Directive:
Restate the data word for word and leave the images out.

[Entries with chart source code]
◆ ◆ ◆ ◆ ◆ ◆ ◆
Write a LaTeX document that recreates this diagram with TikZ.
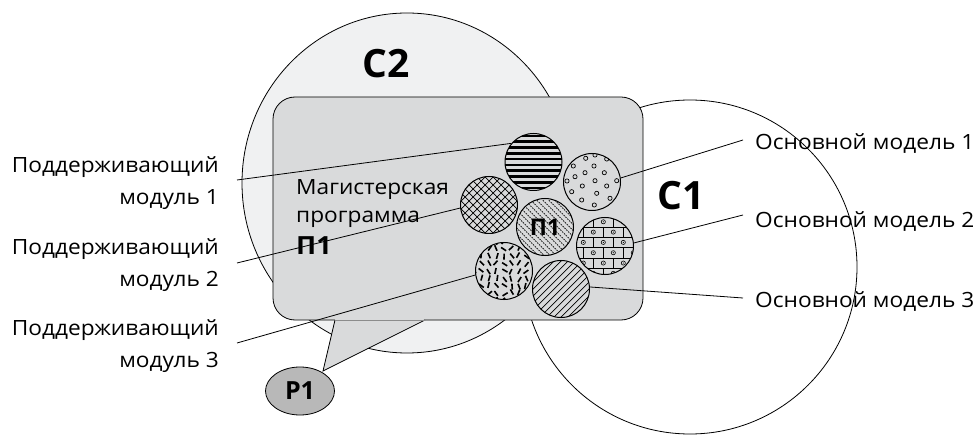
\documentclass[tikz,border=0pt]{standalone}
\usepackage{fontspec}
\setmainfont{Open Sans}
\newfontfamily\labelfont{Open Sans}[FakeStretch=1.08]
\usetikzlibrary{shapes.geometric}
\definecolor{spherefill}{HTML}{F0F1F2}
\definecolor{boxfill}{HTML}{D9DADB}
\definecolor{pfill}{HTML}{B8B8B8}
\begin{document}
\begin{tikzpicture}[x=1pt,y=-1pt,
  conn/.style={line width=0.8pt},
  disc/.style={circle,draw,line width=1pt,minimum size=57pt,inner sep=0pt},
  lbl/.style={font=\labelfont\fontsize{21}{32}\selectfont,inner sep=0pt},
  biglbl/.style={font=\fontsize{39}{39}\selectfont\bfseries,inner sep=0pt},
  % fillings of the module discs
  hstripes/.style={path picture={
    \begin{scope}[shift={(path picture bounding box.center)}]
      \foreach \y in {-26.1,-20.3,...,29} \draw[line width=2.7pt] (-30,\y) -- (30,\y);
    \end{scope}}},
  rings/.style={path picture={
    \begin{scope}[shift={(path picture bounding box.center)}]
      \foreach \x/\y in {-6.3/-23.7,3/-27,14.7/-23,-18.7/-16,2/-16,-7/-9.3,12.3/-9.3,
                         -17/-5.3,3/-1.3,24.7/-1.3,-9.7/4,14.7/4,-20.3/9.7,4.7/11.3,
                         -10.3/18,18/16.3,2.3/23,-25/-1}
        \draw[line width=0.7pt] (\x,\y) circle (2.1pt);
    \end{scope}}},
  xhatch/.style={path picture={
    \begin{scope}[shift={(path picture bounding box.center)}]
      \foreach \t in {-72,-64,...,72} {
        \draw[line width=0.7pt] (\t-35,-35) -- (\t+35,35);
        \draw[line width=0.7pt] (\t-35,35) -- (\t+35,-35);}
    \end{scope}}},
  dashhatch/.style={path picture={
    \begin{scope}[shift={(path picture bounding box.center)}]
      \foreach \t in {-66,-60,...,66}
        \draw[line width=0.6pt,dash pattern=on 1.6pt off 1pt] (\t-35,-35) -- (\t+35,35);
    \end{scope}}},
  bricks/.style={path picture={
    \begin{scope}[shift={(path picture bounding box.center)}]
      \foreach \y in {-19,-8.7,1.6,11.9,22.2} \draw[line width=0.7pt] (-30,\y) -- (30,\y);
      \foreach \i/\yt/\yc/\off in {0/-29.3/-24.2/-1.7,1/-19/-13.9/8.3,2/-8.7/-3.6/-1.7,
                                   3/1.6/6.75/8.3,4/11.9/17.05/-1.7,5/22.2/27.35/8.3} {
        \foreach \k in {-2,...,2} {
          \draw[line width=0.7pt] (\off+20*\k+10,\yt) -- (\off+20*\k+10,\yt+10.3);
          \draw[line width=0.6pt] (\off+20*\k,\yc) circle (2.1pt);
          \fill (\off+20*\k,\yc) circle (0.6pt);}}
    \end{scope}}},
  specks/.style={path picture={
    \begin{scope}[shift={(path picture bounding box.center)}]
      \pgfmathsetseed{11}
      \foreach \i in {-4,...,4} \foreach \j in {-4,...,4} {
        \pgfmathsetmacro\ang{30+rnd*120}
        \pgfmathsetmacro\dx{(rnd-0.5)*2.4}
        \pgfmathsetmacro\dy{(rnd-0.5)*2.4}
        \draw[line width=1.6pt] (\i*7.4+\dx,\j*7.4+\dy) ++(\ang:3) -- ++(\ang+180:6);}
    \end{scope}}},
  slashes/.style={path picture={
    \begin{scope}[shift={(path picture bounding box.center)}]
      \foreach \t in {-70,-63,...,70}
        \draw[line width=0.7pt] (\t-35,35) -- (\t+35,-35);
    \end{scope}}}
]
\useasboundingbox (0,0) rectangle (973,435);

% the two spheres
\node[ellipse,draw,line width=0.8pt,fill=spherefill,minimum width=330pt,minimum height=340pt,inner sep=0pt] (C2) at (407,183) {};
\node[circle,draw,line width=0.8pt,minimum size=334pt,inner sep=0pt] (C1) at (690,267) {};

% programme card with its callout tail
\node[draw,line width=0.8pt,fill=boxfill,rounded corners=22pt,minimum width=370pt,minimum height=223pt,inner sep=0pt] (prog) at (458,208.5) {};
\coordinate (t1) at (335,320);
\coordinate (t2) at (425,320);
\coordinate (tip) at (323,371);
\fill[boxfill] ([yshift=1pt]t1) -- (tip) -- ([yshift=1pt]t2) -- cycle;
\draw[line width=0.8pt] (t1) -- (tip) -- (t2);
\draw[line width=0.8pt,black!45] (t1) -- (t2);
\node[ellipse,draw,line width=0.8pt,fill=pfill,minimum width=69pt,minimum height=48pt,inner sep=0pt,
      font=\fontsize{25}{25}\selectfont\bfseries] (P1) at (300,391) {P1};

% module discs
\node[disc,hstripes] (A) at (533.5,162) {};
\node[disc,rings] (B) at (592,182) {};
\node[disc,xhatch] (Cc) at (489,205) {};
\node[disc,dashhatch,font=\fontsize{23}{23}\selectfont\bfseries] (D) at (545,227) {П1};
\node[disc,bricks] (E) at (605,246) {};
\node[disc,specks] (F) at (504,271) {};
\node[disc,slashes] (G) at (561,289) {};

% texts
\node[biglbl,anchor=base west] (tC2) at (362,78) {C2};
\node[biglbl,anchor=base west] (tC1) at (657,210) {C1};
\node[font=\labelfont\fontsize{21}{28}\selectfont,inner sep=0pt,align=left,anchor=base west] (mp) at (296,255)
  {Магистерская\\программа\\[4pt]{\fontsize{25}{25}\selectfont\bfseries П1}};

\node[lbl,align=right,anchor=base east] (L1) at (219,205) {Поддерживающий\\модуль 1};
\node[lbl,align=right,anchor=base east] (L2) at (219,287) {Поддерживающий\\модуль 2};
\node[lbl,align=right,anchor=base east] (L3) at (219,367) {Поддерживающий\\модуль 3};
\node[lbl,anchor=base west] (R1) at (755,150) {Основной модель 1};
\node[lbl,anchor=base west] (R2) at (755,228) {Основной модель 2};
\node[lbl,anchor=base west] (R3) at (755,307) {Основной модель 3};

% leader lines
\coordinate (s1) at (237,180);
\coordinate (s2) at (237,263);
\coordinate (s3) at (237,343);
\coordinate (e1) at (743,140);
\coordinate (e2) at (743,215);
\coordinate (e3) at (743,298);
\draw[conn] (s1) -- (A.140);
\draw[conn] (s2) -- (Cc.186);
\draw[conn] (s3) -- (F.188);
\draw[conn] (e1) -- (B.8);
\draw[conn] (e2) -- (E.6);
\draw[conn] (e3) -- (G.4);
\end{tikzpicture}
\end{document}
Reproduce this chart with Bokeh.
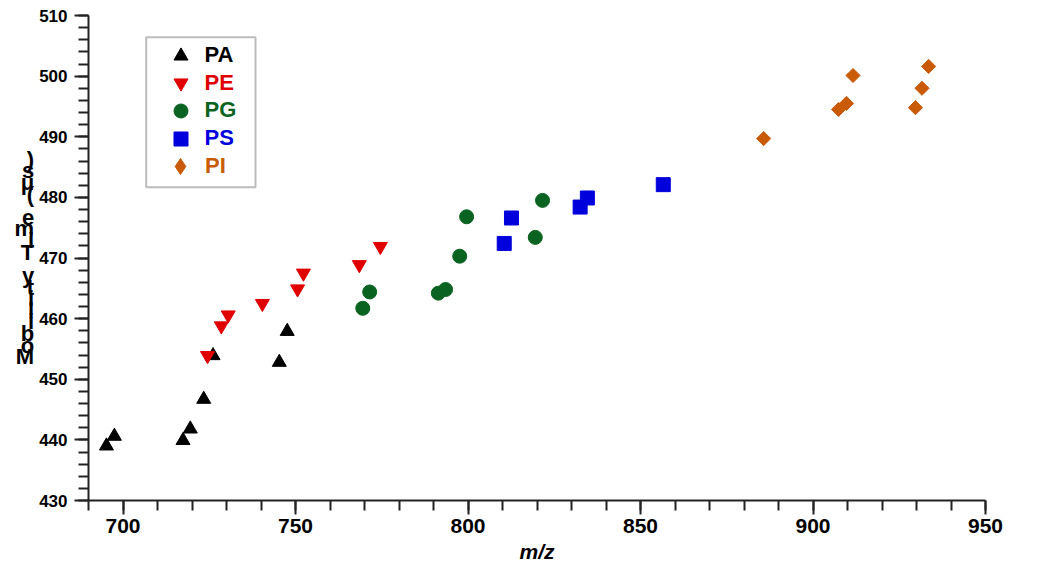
◆ ◆ ◆ ◆ ◆ ◆ ◆
Solution below:
Write a LaTeX document that recreates this diagram with TikZ.
\documentclass[tikz,border=0pt]{standalone}
\usepackage{fontspec}
\setmainfont{Open Sans}
\newfontfamily\labelfont{Open Sans}[FakeStretch=1.08]
\usetikzlibrary{shapes.geometric}
\definecolor{spherefill}{HTML}{F0F1F2}
\definecolor{boxfill}{HTML}{D9DADB}
\definecolor{pfill}{HTML}{B8B8B8}
\begin{document}
\begin{tikzpicture}[x=1pt,y=-1pt,
  conn/.style={line width=0.8pt},
  disc/.style={circle,draw,line width=1pt,minimum size=57pt,inner sep=0pt},
  lbl/.style={font=\labelfont\fontsize{21}{32}\selectfont,inner sep=0pt},
  biglbl/.style={font=\fontsize{39}{39}\selectfont\bfseries,inner sep=0pt},
  % fillings of the module discs
  hstripes/.style={path picture={
    \begin{scope}[shift={(path picture bounding box.center)}]
      \foreach \y in {-26.1,-20.3,...,29} \draw[line width=2.7pt] (-30,\y) -- (30,\y);
    \end{scope}}},
  rings/.style={path picture={
    \begin{scope}[shift={(path picture bounding box.center)}]
      \foreach \x/\y in {-6.3/-23.7,3/-27,14.7/-23,-18.7/-16,2/-16,-7/-9.3,12.3/-9.3,
                         -17/-5.3,3/-1.3,24.7/-1.3,-9.7/4,14.7/4,-20.3/9.7,4.7/11.3,
                         -10.3/18,18/16.3,2.3/23,-25/-1}
        \draw[line width=0.7pt] (\x,\y) circle (2.1pt);
    \end{scope}}},
  xhatch/.style={path picture={
    \begin{scope}[shift={(path picture bounding box.center)}]
      \foreach \t in {-72,-64,...,72} {
        \draw[line width=0.7pt] (\t-35,-35) -- (\t+35,35);
        \draw[line width=0.7pt] (\t-35,35) -- (\t+35,-35);}
    \end{scope}}},
  dashhatch/.style={path picture={
    \begin{scope}[shift={(path picture bounding box.center)}]
      \foreach \t in {-66,-60,...,66}
        \draw[line width=0.6pt,dash pattern=on 1.6pt off 1pt] (\t-35,-35) -- (\t+35,35);
    \end{scope}}},
  bricks/.style={path picture={
    \begin{scope}[shift={(path picture bounding box.center)}]
      \foreach \y in {-19,-8.7,1.6,11.9,22.2} \draw[line width=0.7pt] (-30,\y) -- (30,\y);
      \foreach \i/\yt/\yc/\off in {0/-29.3/-24.2/-1.7,1/-19/-13.9/8.3,2/-8.7/-3.6/-1.7,
                                   3/1.6/6.75/8.3,4/11.9/17.05/-1.7,5/22.2/27.35/8.3} {
        \foreach \k in {-2,...,2} {
          \draw[line width=0.7pt] (\off+20*\k+10,\yt) -- (\off+20*\k+10,\yt+10.3);
          \draw[line width=0.6pt] (\off+20*\k,\yc) circle (2.1pt);
          \fill (\off+20*\k,\yc) circle (0.6pt);}}
    \end{scope}}},
  specks/.style={path picture={
    \begin{scope}[shift={(path picture bounding box.center)}]
      \pgfmathsetseed{11}
      \foreach \i in {-4,...,4} \foreach \j in {-4,...,4} {
        \pgfmathsetmacro\ang{30+rnd*120}
        \pgfmathsetmacro\dx{(rnd-0.5)*2.4}
        \pgfmathsetmacro\dy{(rnd-0.5)*2.4}
        \draw[line width=1.6pt] (\i*7.4+\dx,\j*7.4+\dy) ++(\ang:3) -- ++(\ang+180:6);}
    \end{scope}}},
  slashes/.style={path picture={
    \begin{scope}[shift={(path picture bounding box.center)}]
      \foreach \t in {-70,-63,...,70}
        \draw[line width=0.7pt] (\t-35,35) -- (\t+35,-35);
    \end{scope}}}
]
\useasboundingbox (0,0) rectangle (973,435);

% the two spheres
\node[ellipse,draw,line width=0.8pt,fill=spherefill,minimum width=330pt,minimum height=340pt,inner sep=0pt] (C2) at (407,183) {};
\node[circle,draw,line width=0.8pt,minimum size=334pt,inner sep=0pt] (C1) at (690,267) {};

% programme card with its callout tail
\node[draw,line width=0.8pt,fill=boxfill,rounded corners=22pt,minimum width=370pt,minimum height=223pt,inner sep=0pt] (prog) at (458,208.5) {};
\coordinate (t1) at (335,320);
\coordinate (t2) at (425,320);
\coordinate (tip) at (323,371);
\fill[boxfill] ([yshift=1pt]t1) -- (tip) -- ([yshift=1pt]t2) -- cycle;
\draw[line width=0.8pt] (t1) -- (tip) -- (t2);
\draw[line width=0.8pt,black!45] (t1) -- (t2);
\node[ellipse,draw,line width=0.8pt,fill=pfill,minimum width=69pt,minimum height=48pt,inner sep=0pt,
      font=\fontsize{25}{25}\selectfont\bfseries] (P1) at (300,391) {P1};

% module discs
\node[disc,hstripes] (A) at (533.5,162) {};
\node[disc,rings] (B) at (592,182) {};
\node[disc,xhatch] (Cc) at (489,205) {};
\node[disc,dashhatch,font=\fontsize{23}{23}\selectfont\bfseries] (D) at (545,227) {П1};
\node[disc,bricks] (E) at (605,246) {};
\node[disc,specks] (F) at (504,271) {};
\node[disc,slashes] (G) at (561,289) {};

% texts
\node[biglbl,anchor=base west] (tC2) at (362,78) {C2};
\node[biglbl,anchor=base west] (tC1) at (657,210) {C1};
\node[font=\labelfont\fontsize{21}{28}\selectfont,inner sep=0pt,align=left,anchor=base west] (mp) at (296,255)
  {Магистерская\\программа\\[4pt]{\fontsize{25}{25}\selectfont\bfseries П1}};

\node[lbl,align=right,anchor=base east] (L1) at (219,205) {Поддерживающий\\модуль 1};
\node[lbl,align=right,anchor=base east] (L2) at (219,287) {Поддерживающий\\модуль 2};
\node[lbl,align=right,anchor=base east] (L3) at (219,367) {Поддерживающий\\модуль 3};
\node[lbl,anchor=base west] (R1) at (755,150) {Основной модель 1};
\node[lbl,anchor=base west] (R2) at (755,228) {Основной модель 2};
\node[lbl,anchor=base west] (R3) at (755,307) {Основной модель 3};

% leader lines
\coordinate (s1) at (237,180);
\coordinate (s2) at (237,263);
\coordinate (s3) at (237,343);
\coordinate (e1) at (743,140);
\coordinate (e2) at (743,215);
\coordinate (e3) at (743,298);
\draw[conn] (s1) -- (A.140);
\draw[conn] (s2) -- (Cc.186);
\draw[conn] (s3) -- (F.188);
\draw[conn] (e1) -- (B.8);
\draw[conn] (e2) -- (E.6);
\draw[conn] (e3) -- (G.4);
\end{tikzpicture}
\end{document}
Reproduce this chart with Bokeh.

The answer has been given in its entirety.